Наш переезд – одно из моих самых первых воспоминаний. Никогда этого не забуду. Какое потрясающее ощущение: въехать в собственный дом. В нём была ванная комната! Там, где мы жили до этого, в туалет приходилось ходить на улицу, а в доме была только холодная вода. Нас с сестрой Тиной так распирало от счастья, что мы тут же принялись скакать по родительской кровати. Всё выглядело новым и красивым.

Но вообще-то дом, как я уже сказала, не был таким уж большим. Родители, моя старшая сестра Тина и я спали в одной комнате. В другой расположились сёстры Анна-Лиса и Улла-Бритт. Брату Свену-Арне досталась отдельная комната. Всего в доме было три спальни.

В нашей большой семье у всех двойные имена. В то время так было принято. Я – Гун-Мари, Тина – Инга-Стина, остальные – Свен-Арне, Улла-Бритт и Анна-Лиса. Мою подружку звали Эва-Карин. Когда мы с Тиной подросли, то избавились от второго имени. Но в детстве ко мне все обращались как к Гун-Мари, даже в школе. Или же называли Гунсан, Майсан или просто Гун. Позже я сама решила, что хочу, чтобы меня звали Мари.

Свен-Арне родился в 1942-м, Анна-Лиса – в 1945-м, Улла-Бритт – в 1947-м. Все они намного старше нас с Тиной: мы появились на свет в 1955-м и 1958-м. Тина была поздним ребёнком и привыкла, что к ней относились как к самой младшей в семье. Когда родилась я, она радовалась: у неё самой появилась младшая сестрёнка. Но позже всё изменилось. Мы много времени проводили вместе и так сдружились, что до сих пор очень близки. Когда я училась в начальной школе, старшие братья и сёстры уехали из дома, так что мы с Тиной остались единственными детьми в доме.



До переезда в Эстра-Юнгбю мы жили в небольшом местечке в Эсшё. Там-то я и родилась в 1958-м. Наш отец Йоста владел хозяйством, но параллельно занимался ещё и фермой деда – немощного вдовца. А потом случились паводки и неурожайные годы. Йосте понадобился кредит. Для этого двое его родственников выступили поручителями. Становилось всё труднее. В итоге родня выплатила залог, и тут начались разногласия. Банкротство сильно ударило по нашей семье. Свен-Арне вспоминает, как забирали коров, а Улла-Бритт – как молоток ударял по столу каждый раз, когда продавалась какая-то часть дома.

Этого я совсем не помню.

Нам пришлось снять тесный домишко, в котором постоянно гуляли сквозняки и не было горячей воды. Там я провела первые годы жизни. Я часто мёрзла. Когда отец увидел, что мои пальцы настолько заледенели, что у меня не получается вырезать бумажных кукол, то твёрдо решил: нам нужно новое жильё.

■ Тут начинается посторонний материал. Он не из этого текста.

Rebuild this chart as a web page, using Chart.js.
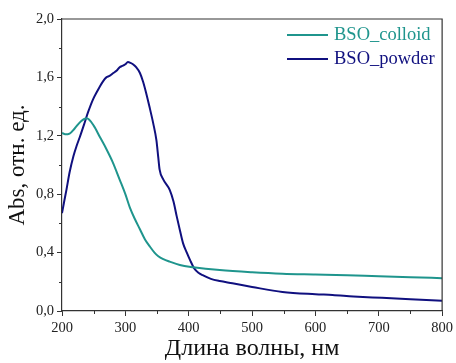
<!DOCTYPE html>
<html>
<head>
<meta charset="utf-8">
<script src="https://cdn.jsdelivr.net/npm/chart.js@4/dist/chart.umd.min.js"></script>
<style>
  html, body { margin: 0; padding: 0; background: #fff; }
  canvas { display: block; }
</style>
</head>
<body>
<canvas id="chart" width="456" height="363"></canvas>
<script>
const seriesNames = ['BSO_colloid', 'BSO_powder'];

// wavelength (nm) / absorbance
const colloidWl = [200, 205, 212, 220, 230, 239, 250, 260, 270, 280, 291, 300, 307, 315, 323, 331, 339, 346, 352, 360, 370, 386, 407, 449, 500, 548, 600, 650, 700, 750, 800];
const colloidAbs = [1.22, 1.21, 1.215, 1.25, 1.30, 1.32, 1.27, 1.19, 1.11, 1.02, 0.90, 0.80, 0.71, 0.63, 0.56, 0.49, 0.44, 0.40, 0.375, 0.355, 0.338, 0.315, 0.30, 0.28, 0.265, 0.255, 0.25, 0.245, 0.238, 0.232, 0.225];

const powderWl = [200, 203, 207, 212, 218, 223, 228, 235, 241, 249, 255, 260, 265, 270, 275, 281, 286, 291, 296, 300, 304, 308, 312, 317, 323, 328, 333, 338, 344, 349, 352, 354, 360, 370, 376, 381, 386, 391, 397, 402, 409, 416, 422, 435, 449, 469, 500, 548, 600, 627, 660, 705, 750, 800];
const powderAbs = [0.67, 0.74, 0.83, 0.95, 1.06, 1.13, 1.19, 1.28, 1.36, 1.45, 1.50, 1.54, 1.575, 1.60, 1.61, 1.63, 1.645, 1.67, 1.68, 1.69, 1.705, 1.70, 1.69, 1.67, 1.63, 1.57, 1.49, 1.40, 1.285, 1.17, 1.05, 0.97, 0.90, 0.83, 0.75, 0.65, 0.555, 0.465, 0.40, 0.35, 0.29, 0.26, 0.245, 0.22, 0.205, 0.19, 0.165, 0.13, 0.115, 0.11, 0.10, 0.09, 0.08, 0.07];

const xTicks = [200, 300, 400, 500, 600, 700, 800];
const yTicks = [0, 0.4, 0.8, 1.2, 1.6, 2.0];

const colors = ['#1f958d', '#10107f'];
const serif = 'Liberation Serif, Times New Roman, serif';

const toPoints = (xs, ys) => xs.map((x, i) => ({ x, y: ys[i] }));

// short minor ticks half way between the labelled ones, plus the top/right frame
const framePlugin = {
  id: 'frame',
  afterDraw(chart) {
    const { ctx, chartArea: a, scales } = chart;
    ctx.save();
    ctx.strokeStyle = '#333';
    ctx.lineWidth = 1.2;
    ctx.beginPath();
    ctx.moveTo(a.left, a.top);
    ctx.lineTo(a.right, a.top);
    ctx.lineTo(a.right, a.bottom);
    ctx.stroke();

    ctx.lineWidth = 1;
    ctx.beginPath();
    for (let i = 0; i < xTicks.length - 1; i++) {
      const px = Math.round(scales.x.getPixelForValue((xTicks[i] + xTicks[i + 1]) / 2)) + 0.5;
      ctx.moveTo(px, a.bottom);
      ctx.lineTo(px, a.bottom + 3);
    }
    for (let i = 0; i < yTicks.length - 1; i++) {
      const py = Math.round(scales.y.getPixelForValue((yTicks[i] + yTicks[i + 1]) / 2)) + 0.5;
      ctx.moveTo(a.left, py);
      ctx.lineTo(a.left - 3, py);
    }
    ctx.stroke();

    // legend, top right inside the plot
    ctx.font = '18.5px ' + serif;
    ctx.textBaseline = 'middle';
    chart.data.datasets.forEach((ds, i) => {
      const y = 35 + i * 24;
      ctx.strokeStyle = ds.borderColor;
      ctx.lineWidth = 2;
      ctx.beginPath();
      ctx.moveTo(287, y);
      ctx.lineTo(328, y);
      ctx.stroke();
      ctx.fillStyle = ds.borderColor;
      ctx.fillText(ds.label, 334, y);
    });
    ctx.restore();
  }
};

new Chart(document.getElementById('chart'), {
  type: 'line',
  data: {
    datasets: [
      { label: seriesNames[0], data: toPoints(colloidWl, colloidAbs), borderColor: colors[0], borderWidth: 2, pointRadius: 0, cubicInterpolationMode: 'monotone' },
      { label: seriesNames[1], data: toPoints(powderWl, powderAbs), borderColor: colors[1], borderWidth: 2, pointRadius: 0, cubicInterpolationMode: 'monotone' },
    ],
  },
  options: {
    responsive: false,
    devicePixelRatio: 1,
    animation: false,
    layout: { padding: { top: 19, right: 13, left: 0, bottom: 0 } },
    plugins: { legend: { display: false }, tooltip: { enabled: false } },
    scales: {
      x: {
        type: 'linear',
        min: 200,
        max: 800,
        afterBuildTicks: s => { s.ticks = xTicks.map(v => ({ value: v })); },
        afterFit: s => { s.height = 52; },
        ticks: { color: '#222', font: { family: serif, size: 14.5 }, padding: 3, maxRotation: 0 },
        grid: { drawOnChartArea: false, tickLength: 5, color: '#333' },
        border: { color: '#333', width: 1.2 },
        title: { display: true, text: 'Длина волны, нм', color: '#111', font: { family: serif, size: 24 }, padding: { top: 4, bottom: 0 } },
      },
      y: {
        min: 0,
        max: 2,
        afterBuildTicks: s => { s.ticks = yTicks.map(v => ({ value: v })); },
        afterFit: s => { s.width = 62; },
        ticks: { color: '#222', font: { family: serif, size: 14.5 }, padding: 3, callback: v => v.toFixed(1).replace('.', ',') },
        grid: { drawOnChartArea: false, tickLength: 5, color: '#333' },
        border: { color: '#333', width: 1.2 },
        title: { display: true, text: 'Abs, отн. ед.', color: '#111', font: { family: serif, size: 23 }, padding: { top: 4, bottom: 0 } },
      },
    },
  },
  plugins: [framePlugin],
});
</script>
</body>
</html>
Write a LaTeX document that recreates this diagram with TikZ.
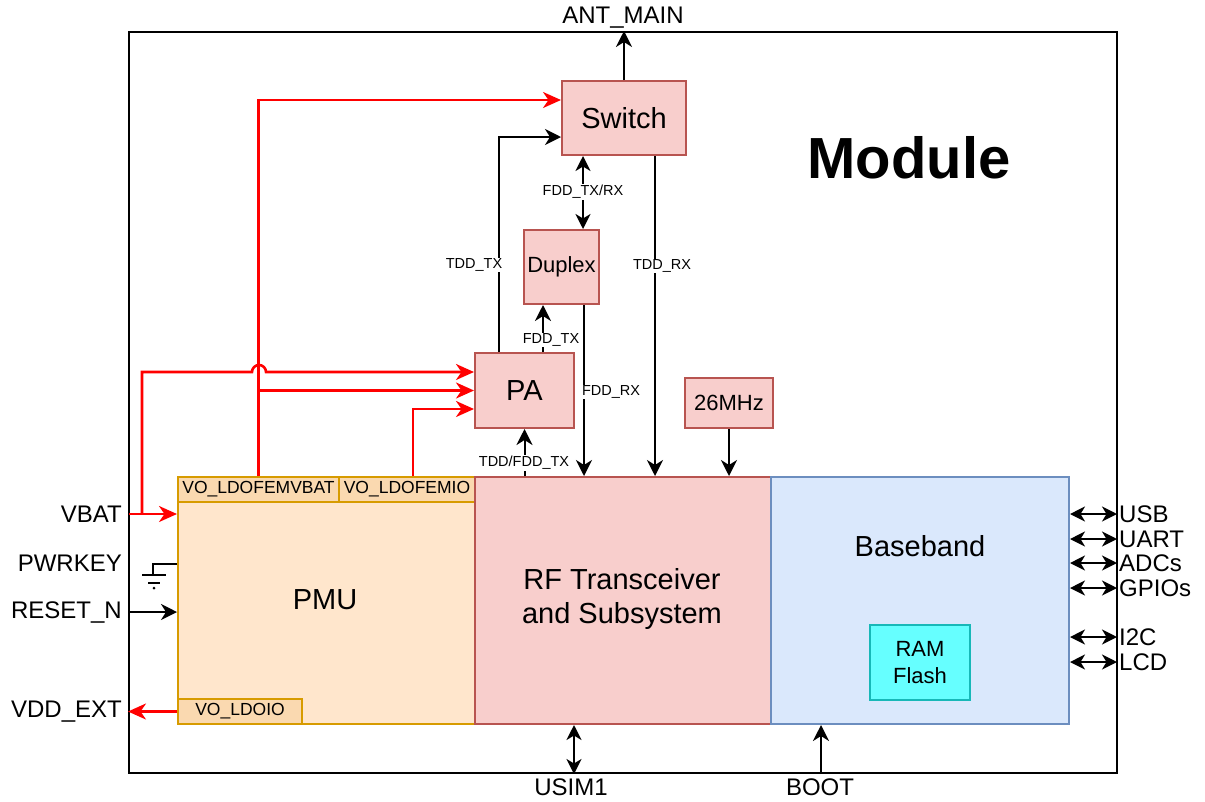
\documentclass[tikz,border=0pt]{standalone}
\usepackage{fontspec}
\setmainfont{Liberation Sans}
\usetikzlibrary{arrows.meta,calc}
\definecolor{pinkf}{HTML}{F8CECC}
\definecolor{pinkd}{HTML}{B85450}
\definecolor{orf}{HTML}{FFE6CC}
\definecolor{ord}{HTML}{D79B00}
\definecolor{orsub}{HTML}{FAD9B0}
\definecolor{bluef}{HTML}{DAE8FC}
\definecolor{blued}{HTML}{6C8EBF}
\definecolor{cyanf}{HTML}{66FFFF}
\definecolor{cyand}{HTML}{17B8B8}
\definecolor{redl}{HTML}{FF0000}
\begin{document}
\begin{tikzpicture}[x=1pt,y=-1pt,
  blk/.style={draw=pinkd,fill=pinkf,line width=2pt,inner sep=0pt,font=\fontsize{29}{34}\selectfont},
  blks/.style={blk,font=\fontsize{22}{27}\selectfont},
  pmubox/.style={draw=ord,fill=orf,line width=2pt,inner sep=0pt},
  ldo/.style={draw=ord,fill=orsub,line width=2pt,inner sep=0pt,font=\fontsize{17.5}{20}\selectfont},
  bbbox/.style={draw=blued,fill=bluef,line width=2pt,inner sep=0pt},
  membox/.style={draw=cyand,fill=cyanf,line width=2pt,inner sep=0pt,align=center,font=\fontsize{22}{27}\selectfont},
  conn/.style={line width=2pt,-{Stealth[length=16pt,width=16pt,inset=5pt]}},
  dbl/.style={line width=2pt,{Stealth[length=15pt,width=15pt,inset=4.5pt]}-{Stealth[length=15pt,width=15pt,inset=4.5pt]}},
  redc/.style={draw=redl,line width=2.6pt,-{Stealth[length=18pt,width=16pt,inset=5.5pt]}},
  sig/.style={fill=white,inner sep=1pt,font=\fontsize{14.5}{17}\selectfont},
  pinl/.style={anchor=east,inner sep=0pt,font=\fontsize{24}{28}\selectfont},
  pinr/.style={anchor=west,inner sep=1pt,font=\fontsize{24}{28}\selectfont},
  big/.style={inner sep=0pt,font=\fontsize{29}{34}\selectfont}
]
\useasboundingbox (0,0) rectangle (1205,801);

% outer module
\node[draw,line width=2pt,minimum width=988pt,minimum height=741pt,inner sep=0pt] (module) at (623,402.5) {};
\node[inner sep=0pt,font=\fontsize{58}{64}\selectfont\bfseries] (modlbl) at (909,158) {Module};

% blocks
\node[blk,minimum width=124pt,minimum height=74pt] (switch) at (624,118) {Switch};
\node[blks,minimum width=75pt,minimum height=74pt] (duplex) at (561.5,267) {Duplex};
\node[blk,minimum width=99pt,minimum height=75pt] (pa) at (524.5,390.5) {PA};
\node[blks,minimum width=88pt,minimum height=50pt] (osc) at (729,403) {26MHz};

\node[pmubox,minimum width=297pt,minimum height=247pt] (pmu) at (326.5,600.5) {};
\node[big] (pmulbl) at (325,600) {PMU};
\node[ldo,minimum width=161pt,minimum height=25pt] (vbatldo) at (258.5,489.5) {VO\_LDOFEMVBAT};
\node[ldo,minimum width=136pt,minimum height=25pt] (ioldo) at (407,489.5) {VO\_LDOFEMIO};
\node[ldo,minimum width=124pt,minimum height=25pt] (ldoio) at (240,711.5) {VO\_LDOIO};

\node[blk,minimum width=296pt,minimum height=247pt] (rf) at (623,600.5) {};
\node[big,align=center,font=\fontsize{29}{34}\selectfont] (rflbl) at (622,599) {RF Transceiver\\and Subsystem};

\node[bbbox,minimum width=298pt,minimum height=247pt] (bb) at (920,600.5) {};
\node[big] (bblbl) at (920,546) {Baseband};
\node[membox,minimum width=100pt,minimum height=75pt] (mem) at (920,662.5) {RAM\\Flash};

% ANT_MAIN
\node[inner sep=0pt,font=\fontsize{24}{28}\selectfont] (ant) at (623,18) {ANT\_MAIN};
\draw[conn] (switch.north) -- (switch.north |- module.north);

% RF paths
\draw[conn] ([xshift=25pt]pa.north west) |- ([yshift=-19pt]switch.west);
\draw[dbl] ([xshift=-41pt]switch.south) -- ([xshift=-41pt]switch.south |- duplex.north);
\draw[conn] ([xshift=22.5pt]duplex.south) -- ([xshift=22.5pt]duplex.south |- rf.north);
\draw[conn] ([xshift=18.5pt]pa.north) -- ([xshift=18.5pt]pa.north |- duplex.south);
\draw[conn] (pa.south |- rf.north) -- (pa.south);
\draw[conn] ([xshift=31pt]switch.south) -- ([xshift=31pt]switch.south |- rf.north);
\draw[conn] (osc.south) -- (osc.south |- rf.north);

\node[sig] (ltddtx) at (474,265) {TDD\_TX};
\node[sig] (lfddtxrx) at (583,192) {FDD\_TX/RX};
\node[sig] (ltddrx) at (662,266) {TDD\_RX};
\node[sig] (lfddrx) at (611,392) {FDD\_RX};
\node[sig] (lfddtx) at (551,340) {FDD\_TX};
\node[sig] (ltddfdd) at (524,463) {TDD/FDD\_TX};

% red power lines
\coordinate (vbatin) at (129,514);
\coordinate (vbr) at (142,514);
\draw[redc] (vbatin) -- (vbatin -| pmu.west);
\draw[redc] (vbr) -- (142,372) -- (252,372) arc[start angle=180,end angle=0,radius=7pt] -- ([yshift=18.5pt]pa.west);
\draw[redc] (vbatldo.north) |- ([yshift=18pt]switch.west);
\draw[redc] (vbatldo.north |- pa.west) -- (pa.west);
\draw[redc] ([xshift=6pt]ioldo.north) |- ([yshift=-18.5pt]pa.west);
\draw[redc] (ldoio.west) -- (ldoio.west -| module.west);

% left pins
\node[pinl] (lvbat) at (122,514) {VBAT};
\node[pinl] (lpwr) at (122,563) {PWRKEY};
\node[pinl] (lrst) at (122,612) {RESET\_N};
\node[pinl] (lvdd) at (122,712) {VDD\_EXT};
\coordinate (gnd) at (153,575);
\draw[line width=2pt] (pmu.west |- 0,564) -- (gnd |- 0,564) -- (gnd);
\draw[line width=2pt] (142,575) -- (166,575);
\draw[line width=2pt] (148,583) -- (160,583);
\fill (154,588) circle (1.5pt);
\draw[conn] (module.west |- lrst) -- (pmu.west |- lrst);

% right pins
\foreach \n/\y in {USB/514,UART/539,ADCs/563,GPIOs/588,I2C/637,LCD/662}{
  \coordinate (p\n) at (1117,\y);
  \draw[dbl] (bb.east |- p\n) -- (p\n);
  \node[pinr] (l\n) at (1118,\y) {\n};
}

% bottom pins
\draw[dbl] ([xshift=-49pt]rf.south) -- ([xshift=-49pt]rf.south |- module.south);
\node[inner sep=0pt,font=\fontsize{24}{28}\selectfont] (lusim) at (571,787) {USIM1};
\draw[conn] ([xshift=-99pt]bb.south |- module.south) -- ([xshift=-99pt]bb.south);
\node[inner sep=0pt,font=\fontsize{24}{28}\selectfont] (lboot) at (820,787) {BOOT};
\end{tikzpicture}
\end{document}
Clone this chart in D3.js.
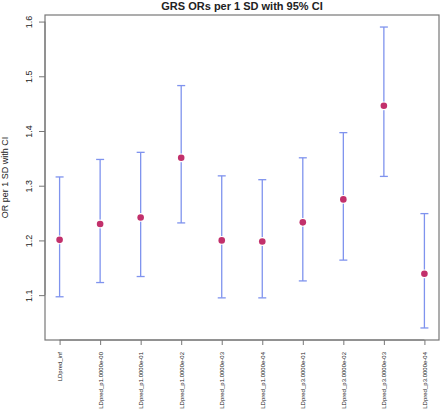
<!DOCTYPE html>
<html><head><meta charset="utf-8">
<script src="https://cdn.jsdelivr.net/npm/d3@7"></script>
<style>body{margin:0;background:#fff}svg{display:block}text{font-family:"Liberation Sans",Arial,sans-serif}</style>
</head><body>
<script>
const categories = ["LDpred_inf","LDpred_p1.0000e-00","LDpred_p1.0000e-01","LDpred_p1.0000e-02","LDpred_p1.0000e-03","LDpred_p1.0000e-04","LDpred_p3.0000e-01","LDpred_p3.0000e-02","LDpred_p3.0000e-03","LDpred_p3.0000e-04"];
const orValues = [1.201,1.230,1.242,1.351,1.200,1.198,1.233,1.275,1.446,1.139];
const ciLower  = [1.097,1.123,1.134,1.232,1.095,1.095,1.126,1.164,1.317,1.040];
const ciUpper  = [1.316,1.348,1.361,1.483,1.318,1.311,1.351,1.397,1.590,1.249];
const yTicks = [1.1,1.2,1.3,1.4,1.5,1.6];

const W=440,H=412;
const box={left:45,right:439,top:15,bottom:340};
const svg=d3.select("body").append("svg").attr("width",W).attr("height",H);

const ymin=d3.min(ciLower), ymax=d3.max(ciUpper), pad=(ymax-ymin)*0.04;
const y=d3.scaleLinear().domain([ymin-pad,ymax+pad]).range([box.bottom,box.top]);
const n=categories.length, xp=(n-1)*0.04;
const x=d3.scaleLinear().domain([1-xp,n+xp]).range([box.left,box.right]);

// box
svg.append("rect").attr("x",box.left).attr("y",box.top).attr("width",box.right-box.left).attr("height",box.bottom-box.top)
  .attr("fill","none").attr("stroke","#777").attr("stroke-width",1.2);

// y axis
const ya=svg.append("g").attr("transform",`translate(${box.left},0)`)
  .call(d3.axisLeft(y).tickValues(yTicks).tickSize(6).tickFormat(d3.format(".1f")));
ya.select(".domain").attr("stroke","#777").attr("d",`M0,${y(1.1)}V${y(1.6)}`);
ya.selectAll(".tick line").attr("stroke","#777");
ya.selectAll(".tick text").attr("font-size",9).attr("fill","#222")
  .attr("text-anchor","middle").attr("dy",null).attr("x",null)
  .attr("transform","translate(-13,0) rotate(-90)").attr("y",0);

// x axis
const xa=svg.append("g").attr("transform",`translate(0,${box.bottom})`)
  .call(d3.axisBottom(x).tickValues(d3.range(1,n+1)).tickSize(5).tickFormat(i=>categories[i-1]));
xa.select(".domain").attr("stroke","#777").attr("d",`M${x(1)},0H${x(n)}`);
xa.selectAll(".tick line").attr("stroke","#777");
xa.selectAll(".tick text").attr("font-size",6).attr("fill","#222")
  .attr("text-anchor","end").attr("dy","0.35em").attr("y",0)
  .attr("transform","translate(0,12) rotate(-90)");

// error bars
const cap=4;
const g=svg.append("g");
categories.forEach((c,i)=>{
  const cx=x(i+1);
  g.append("line").attr("x1",cx).attr("x2",cx).attr("y1",y(ciLower[i])).attr("y2",y(ciUpper[i]))
    .attr("stroke","#7f93ee").attr("stroke-width",1.3);
  [ciLower[i],ciUpper[i]].forEach(v=>g.append("line").attr("x1",cx-cap).attr("x2",cx+cap).attr("y1",y(v)).attr("y2",y(v))
    .attr("stroke","#7f93ee").attr("stroke-width",1.3));
});
g.selectAll("circle").data(orValues).join("circle")
  .attr("cx",(d,i)=>x(i+1)).attr("cy",d=>y(d)).attr("r",3.3)
  .attr("fill","#c2306b").attr("stroke","#fff").attr("stroke-width",2.2);
g.selectAll("circle").clone().attr("stroke","none");

// title
svg.append("text").attr("x",(box.left+box.right)/2).attr("y",10).attr("text-anchor","middle")
  .attr("font-size",11).attr("font-weight","bold").attr("fill","#222").text("GRS ORs per 1 SD with 95% CI");
// y label
svg.append("text").attr("transform",`translate(8,${(box.top+box.bottom)/2}) rotate(-90)`)
  .attr("text-anchor","middle").attr("font-size",9).attr("fill","#222").text("OR per 1 SD with CI");
</script>
</body></html>
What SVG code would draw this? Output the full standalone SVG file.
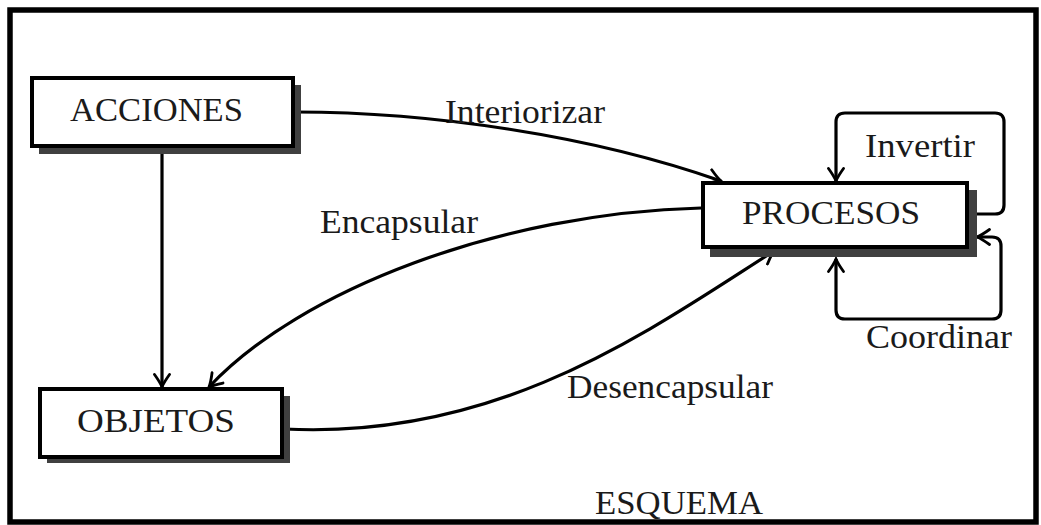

Так мы оказались в Эстра-Юнгбю. Свен-Арне и Анна-Лиса уже выросли, начали работать и стали помогать семье.

Мы снова обрели надежду на светлое будущее. Отец устроился сельским почтальоном и иногда позволял мне развозить почту вместе с ним. Как же я это обожала! Мы пели в дороге, и я помню, что всегда стояла в машине. Я была такой любопытной, хотела увидеть всё – весь мир. Если я не пела, то болтала без умолку Меня даже прозвали болтушкой. А ещё в детстве я совсем не могла сидеть на месте. Всегда бегала играть на улицу и уже ранней весной коричневела на солнце, как имбирное печенье.

Я просто фонтанировала энергией. «Чем бы заняться? Что бы поделать?» – ныла я. Отец всегда отвечал одинаково:

– Пробегись вокруг дома.

– Сделано! Что теперь?

– Пробегись ещё разок.

Папа Йоста превосходно пел. В точности как Юсси Бьёрлинг[18]. Музыка была смыслом его жизни. Он умел играть на нескольких инструментах. Если бы обстоятельства сложились иначе, он мог бы стать оперным певцом. Но, думаю, он и не мечтал о том, чтобы взлететь так высоко.

Все девочки в нашей семье тоже пели. Пением не интересовались только мама Инес и мой брат Свен-Арне. Но Свен-Арне по большей части просто стеснялся.

Порой мы приставали к маме. Было забавно подтрунивать над ней:

– Давай, мама, спой что-нибудь, а мы послушаем.

– Там-тиридам, – отвечала она. – Вот, спела.

Но все мои сёстры пели. Для нашей семьи музыка значила необычайно много. Отцу всегда хотелось играть и петь, а мы, дети, подпевали. А ещё он нас научил танцевать старинный шведский народный танец хамбу и шотиш.

Мы часто бывали в церкви и пели в хоре. Тамошнего кантора звали Бенгт-Йоран Йоранссон. Он был невероятно талантлив, и мы ходили в его детский хор. Когда моя сестра Улла-Бритт в 1970 году выходила замуж за датчанина Йеспера, Бенгт-Йоран разучил со мной и Тиной оду «К радости» Бетховена. Говорят, у всех присутствовавших на свадьбе глаза были на мокром месте. Неудивительно.

Я была жаворонком и всегда просыпалась спозаранку. Будила сестру Тину, лёжа в постели и громко напевая какую-нибудь песню. Я называла это оперным пением. Громкие арии. Тину это ужасно бесило.

18

Юсси Бьёрлинг – шведский оперный певец. – Прим. пер.